FIL-22-2020
March 22, 2020
Interagency Statement on Loan Modifications by Financial Institutions Working with Customers Affected by the Coronavirus
Printable Format:
Summary:
The FDIC, the Board of Governors of the Federal Reserve System (FRB), the Office of the Comptroller of the Currency, the National Credit Union Administration, the state banking regulators, and the Consumer Financial Protection Bureau issued the Interagency Statement on Loan Modifications and Reporting by Financial Institutions Working with Customers Affected by the Coronavirus to encourage financial institutions to work constructively with borrowers impacted by the Coronavirus Disease 2019 (referred to as COVID-19) and provide additional information regarding loan modifications.
Statement of Applicability to Institutions with Total Assets under $1 Billion: This Financial Institution Letter (FIL) applies to all FDIC-supervised institutions.
Highlights:
As described in the interagency statement, the FDIC:
- Encourages financial institutions to work constructively with borrowers affected by COVID-19;
- Will not criticize institutions for prudent loan modifications and will not direct supervised institutions to automatically categorize COVID-19-related loan modifications as troubled debt restructurings (TDRs);
- Confirmed with staff of the Financial Accounting Standards Board (FASB) that short-term modifications made on a good faith basis in response to COVID-19 to borrowers who were current prior to any relief are not TDRs;
- Views that modification efforts described in the interagency statement for borrowers of one-to-four family residential mortgages where loans are prudently underwritten and not past due or carried in nonaccrual status do not result in loans being considered restructured or modified for the purpose of respective risk-based capital rules; and
- Views prudent loan modification programs to financial institution customers affected by COVID-19 as positive actions that can effectively manage or mitigate adverse impacts on borrowers due to COVID-19, and lead to improved loan performance and reduced credit risk.

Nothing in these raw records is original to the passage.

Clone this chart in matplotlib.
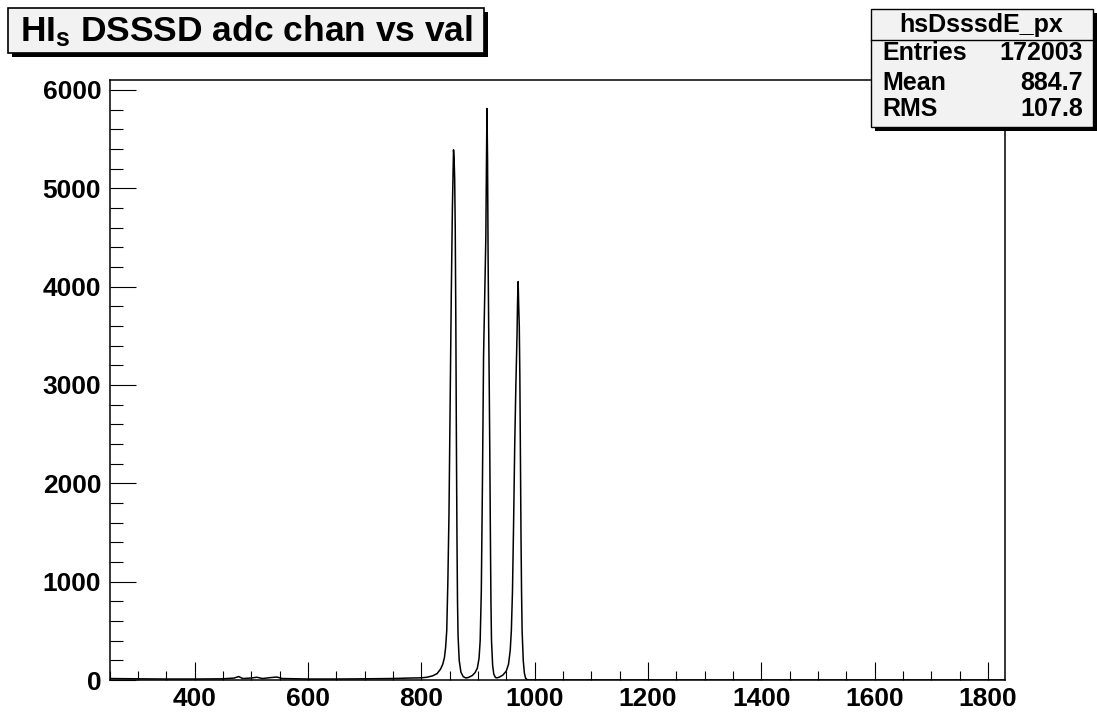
import matplotlib
matplotlib.use("Agg")
import matplotlib.pyplot as plt
from matplotlib.patches import Rectangle
from matplotlib.ticker import MultipleLocator
from matplotlib.lines import Line2D

plt.rcParams['font.family'] = ['Liberation Sans', 'DejaVu Sans']
plt.rcParams['mathtext.fontset'] = 'custom'
plt.rcParams['mathtext.rm'] = 'Liberation Sans:bold'
plt.rcParams['mathtext.bf'] = 'Liberation Sans:bold'
plt.rcParams['mathtext.it'] = 'Liberation Sans:bold'

# ---- data (channel, counts) ----
channels = [250, 300, 350, 400, 450, 470, 478, 485, 500, 510, 520, 535, 545, 555,
            600, 650, 700, 750, 780, 800, 810, 820, 828, 834, 838, 841, 843, 845,
            847, 849, 851, 853, 855, 857, 858, 859, 860, 861, 862, 863, 864, 865,
            867, 870, 874, 878, 881, 884, 890, 895, 899, 902, 904, 906, 908, 910,
            912, 914, 915, 916, 917, 918, 919, 920, 921, 922, 923, 924, 926, 928,
            931, 934, 938, 944, 950, 954, 957, 959, 961, 963, 965, 967, 969, 970,
            971, 972, 973, 974, 975, 976, 977, 978, 980, 982, 984, 987, 990, 1000,
            1830]
counts = [15, 12, 10, 10, 12, 20, 35, 15, 20, 28, 15, 25, 30, 15,
          10, 10, 12, 15, 20, 22, 28, 42, 65, 110, 160, 230, 330, 500,
          1000, 1700, 2800, 3900, 4800, 5390, 5300, 5100, 4600, 3700, 2500, 1500, 800, 450,
          200, 80, 35, 22, 22, 28, 45, 75, 120, 220, 400, 900, 2000, 3300,
          3900, 4500, 5200, 5810, 5300, 4300, 3600, 3000, 2300, 1500, 800, 400, 150, 60,
          25, 22, 30, 50, 90, 160, 300, 500, 900, 1600, 2400, 3000, 3500, 3850,
          4050, 3800, 3600, 3100, 2300, 1500, 900, 500, 200, 70, 20, 3, 0, 0,
          0]

x_ticks = [400, 600, 800, 1000, 1200, 1400, 1600, 1800]
y_ticks = [0, 1000, 2000, 3000, 4000, 5000, 6000]

title_text = r"HI$_{\mathregular{s}}$ DSSSD adc chan vs val"
stats_name = "hsDsssdE_px"
stats_labels = ["Entries", "Mean", "RMS"]
stats_values = ["172003", "884.7", "107.8"]

W, H = 1097, 716
fig = plt.figure(figsize=(W / 100, H / 100), dpi=100)
fig.patch.set_facecolor('white')

def fx(x):
    return x / W

def fy(y):
    return 1 - y / H

ax = fig.add_axes([fx(109.5), fy(680), fx(1005) - fx(109.5), fy(80) - fy(680)])
ax.plot(channels, counts, color='black', lw=1.1)
ax.set_xlim(250, 1830)
ax.set_ylim(0, 6100)
ax.set_xticks(x_ticks)
ax.set_yticks(y_ticks)
ax.xaxis.set_minor_locator(MultipleLocator(50))
ax.yaxis.set_minor_locator(MultipleLocator(200))
ax.tick_params(axis='x', which='major', direction='in', length=13, width=0.8,
               labelsize=19, pad=5, colors='black')
ax.tick_params(axis='x', which='minor', direction='in', length=6.5, width=0.8)
ax.tick_params(axis='y', which='major', direction='in', length=19, width=0.8,
               labelsize=19, pad=6, colors='black')
ax.tick_params(axis='y', which='minor', direction='in', length=9.5, width=0.8)
for lab in ax.get_xticklabels() + ax.get_yticklabels():
    lab.set_fontweight('bold')
for sp in ax.spines.values():
    sp.set_linewidth(1.1)
    sp.set_color('black')

# ---- title box ----
shadow = 4
tx0, ty0, tx1, ty1 = 8, 8, 484, 53
fig.add_artist(Rectangle((fx(tx0 + shadow), fy(ty1 + shadow)), fx(tx1 - tx0), fy(ty0) - fy(ty1),
                         transform=fig.transFigure, facecolor='black', edgecolor='none', zorder=5))
fig.add_artist(Rectangle((fx(tx0), fy(ty1)), fx(tx1 - tx0), fy(ty0) - fy(ty1),
                         transform=fig.transFigure, facecolor='#f2f2f2', edgecolor='black',
                         lw=1.2, zorder=6))
fig.text(fx(20), fy(41), title_text, fontsize=25.5, fontweight='bold', ha='left',
         va='baseline', zorder=7)

# ---- stats box ----
sx0, sy0, sx1, sy1 = 871, 9, 1093, 127
fig.add_artist(Rectangle((fx(sx0 + shadow), fy(sy1 + shadow)), fx(sx1 - sx0), fy(sy0) - fy(sy1),
                         transform=fig.transFigure, facecolor='black', edgecolor='none', zorder=5))
fig.add_artist(Rectangle((fx(sx0), fy(sy1)), fx(sx1 - sx0), fy(sy0) - fy(sy1),
                         transform=fig.transFigure, facecolor='#f2f2f2', edgecolor='black',
                         lw=1.0, zorder=6))
fig.add_artist(Line2D([fx(sx0), fx(sx1)], [fy(39.5), fy(39.5)], transform=fig.transFigure,
                      color='black', lw=1.0, zorder=7))
fig.text(fx(981), fy(25), stats_name, fontsize=18, fontweight='bold', ha='center',
         va='center', zorder=7)
row_y = [53, 83, 109]
for lbl, val, yy in zip(stats_labels, stats_values, row_y):
    fig.text(fx(882), fy(yy), lbl, fontsize=18, fontweight='bold', ha='left', va='center', zorder=7)
    fig.text(fx(1083), fy(yy), val, fontsize=18, fontweight='bold', ha='right', va='center', zorder=7)

fig.savefig("out.png", dpi=100)
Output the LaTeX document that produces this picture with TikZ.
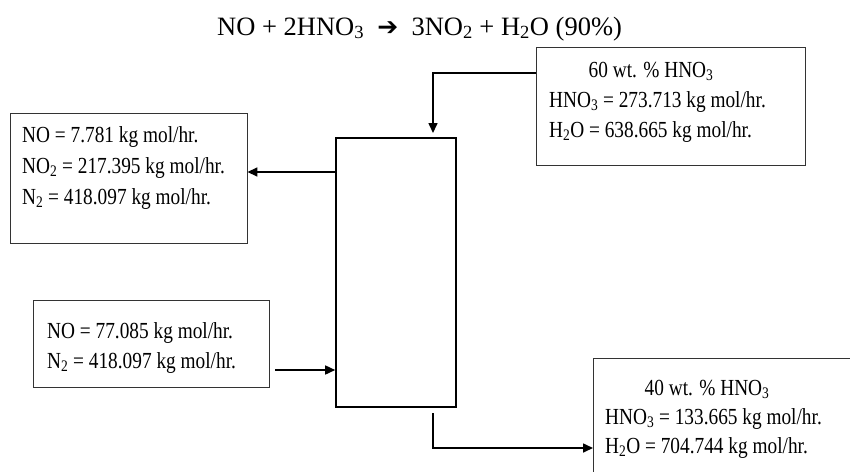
\documentclass[tikz,border=0pt]{standalone}
\usepackage{graphicx}
\usepackage{fontspec}
\setmainfont{Liberation Serif}
\newfontfamily\dejavu{DejaVu Sans}
\usetikzlibrary{arrows.meta}
\newcommand\sq[1]{\scalebox{0.84}[1]{#1}}
\begin{document}
\begin{tikzpicture}[x=1pt,y=-1pt,
  box/.style={draw=black!80, line width=0.9pt, inner sep=0pt},
  column/.style={draw=black, line width=1.6pt, inner sep=0pt},
  txt/.style={anchor=base west, inner sep=0pt, font=\fontsize{23}{28}\selectfont},
  ctxt/.style={anchor=base, inner sep=0pt, font=\fontsize{23}{28}\selectfont},
  arr/.style={line width=1.6pt, -{Triangle[length=10pt,width=9pt]}}]
\clip (0,0) rectangle (850,471);
\fill[white] (0,0) rectangle (850,471);

% equation
\node[anchor=base west, inner sep=0pt, font=\fontsize{26.5}{30}\selectfont] (eq) at (217,35)
  {NO + 2HNO\textsubscript{3}\ \ {\dejavu\fontsize{25}{28}\selectfont ➔}\ \ 3NO\textsubscript{2} + H\textsubscript{2}O (90\%)};

% column
\node[column, minimum width=120pt, minimum height=269pt] (col) at (396,272.5) {};

% top left box (gas out)
\node[box, minimum width=237pt, minimum height=130pt] (tl) at (128.5,178) {};
\node[txt] (tl1) at (22,142) {\sq{NO = 7.781 kg mol/hr.}};
\node[txt] (tl2) at (22,173) {\sq{NO\textsubscript{2} = 217.395 kg mol/hr.}};
\node[txt] (tl3) at (22,204) {\sq{N\textsubscript{2} = 418.097 kg mol/hr.}};

% top right box (acid feed)
\node[box, minimum width=269pt, minimum height=118pt] (tr) at (670.5,106) {};
\node[ctxt] (tr1) at (651,77) {\sq{60 wt. \% HNO\textsubscript{3}}};
\node[txt] (tr2) at (549,107) {\sq{HNO\textsubscript{3} = 273.713 kg mol/hr.}};
\node[txt] (tr3) at (549,137) {\sq{H\textsubscript{2}O = 638.665 kg mol/hr.}};

% bottom left box (gas in)
\node[box, minimum width=236pt, minimum height=87pt] (bl) at (151,343.5) {};
\node[txt] (bl1) at (47,338) {\sq{NO = 77.085 kg mol/hr.}};
\node[txt] (bl2) at (47,368) {\sq{N\textsubscript{2} = 418.097 kg mol/hr.}};

% bottom right box (acid product)
\node[box, minimum width=300pt, minimum height=150pt, anchor=north west] (br) at (593,358) {};
\node[ctxt] (br1) at (707,395) {\sq{40 wt. \% HNO\textsubscript{3}}};
\node[txt] (br2) at (605,424) {\sq{HNO\textsubscript{3} = 133.665 kg mol/hr.}};
\node[txt] (br3) at (605,453) {\sq{H\textsubscript{2}O = 704.744 kg mol/hr.}};

% connectors
\coordinate (feedin) at (536,73);
\coordinate (feedtip) at (433,133);
\draw[arr] (feedin) -| (feedtip);

\coordinate (gasout) at (336,172);
\draw[arr] (gasout) -- (tl.east |- gasout);

\coordinate (gasin) at (275,370);
\draw[arr] (gasin) -- (col.west |- gasin);

\coordinate (liqout) at (433,413);
\coordinate (liqtip) at (593,448);
\draw[arr] (liqout) |- (liqtip);
\end{tikzpicture}
\end{document}
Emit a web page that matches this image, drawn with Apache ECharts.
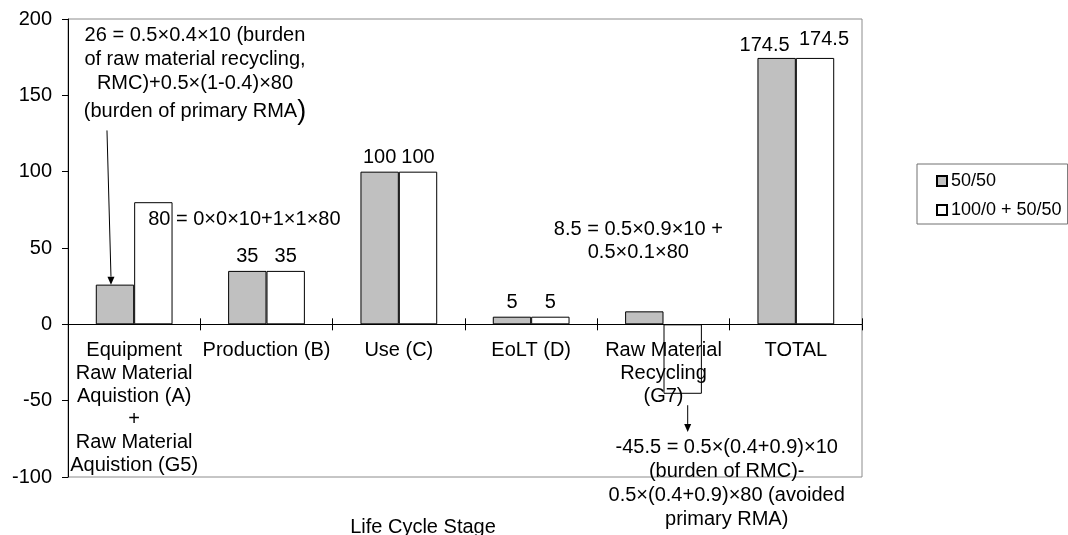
<!DOCTYPE html>
<html>
<head>
<meta charset="utf-8">
<script src="https://cdn.jsdelivr.net/npm/echarts@6/dist/echarts.min.js"></script>
<style>
html,body{margin:0;padding:0;background:#fff;}
#c{width:1068px;height:535px;}
</style>
</head>
<body>
<div id="c"></div>
<script>
const categories = [
  'Equipment\nRaw Material\nAquistion (A)\n+\nRaw Material\nAquistion (G5)',
  'Production (B)',
  'Use (C)',
  'EoLT (D)',
  'Raw Material\nRecycling\n(G7)',
  'TOTAL'
];
const seriesNames = ['50/50', '100/0 + 50/50'];
const values5050 = [26, 35, 100, 5, 8.5, 174.5];
const values100050 = [80, 35, 100, 5, -45.5, 174.5];
const yTicks = { min: -100, max: 200, interval: 50 };
const axisTitle = 'Life Cycle Stage';

const note26 = ['26 = 0.5×0.4×10 (burden', 'of raw material recycling,', 'RMC)+0.5×(1-0.4)×80', '(burden of primary RMA', ')'];
const note80 = '80 = 0×0×10+1×1×80';
const note85 = ['8.5 = 0.5×0.9×10 +', '0.5×0.1×80'];
const note455 = ['-45.5 = 0.5×(0.4+0.9)×10', '(burden of RMC)-', '0.5×(0.4+0.9)×80 (avoided', 'primary RMA)'];
// arrow annotations: [category index, from value, to value]
const arrow1 = [0, 127, 26];
const arrow2 = [4, -53, -70.5];

const FONT = "'Liberation Sans', Arial, sans-serif";

function plainLabel(extra) {
  return Object.assign({ show: true, position: 'top', distance: 4, formatter: '{c}' }, extra || {});
}

const grayLabels = [
  {
    show: true, position: 'top', distance: 0, offset: [80, -157],
    formatter: '{a|' + note26[0] + '}\n{a|' + note26[1] + '}\n{a|' + note26[2] + '}\n{a|' + note26[3] + '}{b|' + note26[4] + '}',
    rich: {
      a: { fontSize: 20, lineHeight: 24, fontFamily: FONT, color: '#000' },
      b: { fontSize: 27, lineHeight: 32, fontFamily: FONT, color: '#000' }
    }
  },
  plainLabel(),
  plainLabel(),
  plainLabel(),
  { show: true, position: 'top', distance: 0, offset: [-6, -47], lineHeight: 23, formatter: note85.join('\n') },
  plainLabel({ offset: [-12, 2] })
];
const whiteLabels = [
  { show: true, position: 'insideTopLeft', distance: 0, offset: [14, 6], lineHeight: 23, formatter: note80 },
  plainLabel(),
  plainLabel(),
  plainLabel(),
  { show: true, position: 'bottom', distance: 0, offset: [44, 42], lineHeight: 24, formatter: note455.join('\n') },
  plainLabel({ offset: [9, -4] })
];

const chart = echarts.init(document.getElementById('c'), null, { renderer: 'canvas' });

const labelBase = { color: '#000', fontSize: 20, fontFamily: FONT };

const option = {
  animation: false,
  backgroundColor: '#fff',
  textStyle: { fontFamily: FONT, color: '#000' },
  grid: {
    left: 68, right: 206, top: 19, bottom: 58,
    containLabel: false,
    outerBoundsMode: 'none',
    show: true, borderColor: '#8c8c8c', borderWidth: 1, backgroundColor: 'transparent'
  },
  legend: {
    orient: 'vertical',
    left: 917, top: 164,
    padding: [8, 6, 5, 19],
    itemGap: 11,
    itemWidth: 10, itemHeight: 10,
    icon: 'rect',
    borderColor: '#707070', borderWidth: 1,
    textStyle: { fontSize: 18, color: '#000', fontFamily: FONT, padding: [0, 0, 0, -1] },
    data: seriesNames
  },
  xAxis: [
    {
      type: 'category',
      data: categories,
      position: 'bottom',
      offset: 0,
      z: 5,
      axisLine: { onZero: false, lineStyle: { color: '#000', width: 1 } },
      axisTick: { show: true, length: 6, lineStyle: { color: '#000' } },
      axisLabel: { interval: 0, margin: 15, fontSize: 20, lineHeight: 23, color: '#000', fontFamily: FONT },
      name: axisTitle,
      nameLocation: 'middle',
      nameGap: 193,
      nameTextStyle: { fontSize: 20, color: '#000', fontFamily: FONT, padding: [0, 84, 0, 0] },
      splitLine: { show: false }
    },
    {
      type: 'category',
      data: categories,
      position: 'bottom',
      offset: 0,
      z: 5,
      axisLine: { show: false, onZero: false },
      axisTick: { show: true, inside: true, length: 6, lineStyle: { color: '#000' } },
      axisLabel: { show: false },
      splitLine: { show: false }
    }
  ],
  yAxis: {
    type: 'value',
    min: yTicks.min, max: yTicks.max, interval: yTicks.interval,
    axisLine: { show: true, lineStyle: { color: '#000', width: 1 } },
    axisTick: { show: true, length: 6, lineStyle: { color: '#000' } },
    axisLabel: { margin: 16, fontSize: 20, color: '#000', fontFamily: FONT },
    splitLine: { show: false }
  },
  series: [
    {
      name: seriesNames[0],
      type: 'bar',
      barGap: '0%',
      barCategoryGap: '42%',
      itemStyle: { color: '#c0c0c0', borderColor: '#000', borderWidth: 1 },
      label: labelBase,
      data: values5050.map((v, i) => ({ value: v, label: Object.assign({}, labelBase, grayLabels[i]) }))
    },
    {
      name: seriesNames[1],
      type: 'bar',
      barGap: '0%',
      barCategoryGap: '42%',
      itemStyle: { color: '#ffffff', borderColor: '#000', borderWidth: 1 },
      label: labelBase,
      data: values100050.map((v, i) => ({ value: v, label: Object.assign({}, labelBase, whiteLabels[i]) }))
    }
  ]
};

chart.setOption(option);

// move the category axis (line, ticks, labels) up to the zero value
const zeroY = chart.convertToPixel({ yAxisIndex: 0 }, 0);
const bottomY = chart.convertToPixel({ yAxisIndex: 0 }, yTicks.min);
const axisOffset = -(bottomY - zeroY);
chart.setOption({ xAxis: [{ offset: axisOffset }, { offset: axisOffset }] });

function arrowGraphics(seriesIndex, spec, dxStart, dxEnd) {
  const data = chart.getModel().getSeriesByIndex(seriesIndex).getData();
  const lay = data.getItemLayout(spec[0]);
  const cx = lay.x + lay.width / 2;
  const y1 = chart.convertToPixel({ yAxisIndex: 0 }, spec[1]);
  const y2 = chart.convertToPixel({ yAxisIndex: 0 }, spec[2]);
  const x1 = cx + dxStart, x2 = cx + dxEnd;
  const dir = y2 > y1 ? 1 : -1;
  const head = 8, hw = 3.5;
  return [
    { type: 'line', shape: { x1: x1, y1: y1, x2: x2, y2: y2 - dir * head }, style: { stroke: '#000', lineWidth: 1 }, z: 100 },
    { type: 'polygon', shape: { points: [[x2 - hw, y2 - dir * head], [x2 + hw, y2 - dir * head], [x2, y2]] }, style: { fill: '#000' }, z: 100 }
  ];
}

chart.setOption({
  graphic: [].concat(
    arrowGraphics(0, arrow1, -8, -4),
    arrowGraphics(1, arrow2, 5, 5)
  )
});
</script>
</body>
</html>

The interagency statement also provides supervisory views on regulatory reporting of past due and nonaccrual status for loan modification programs whereby past due status should be based on the due date stipulated in the legal loan documents as modified within such modification program. Additionally, the interagency statement reminds institutions that loans that have been restructured as described under the statement will continue to be eligible as collateral at the FRB’s discount window based on the usual criteria.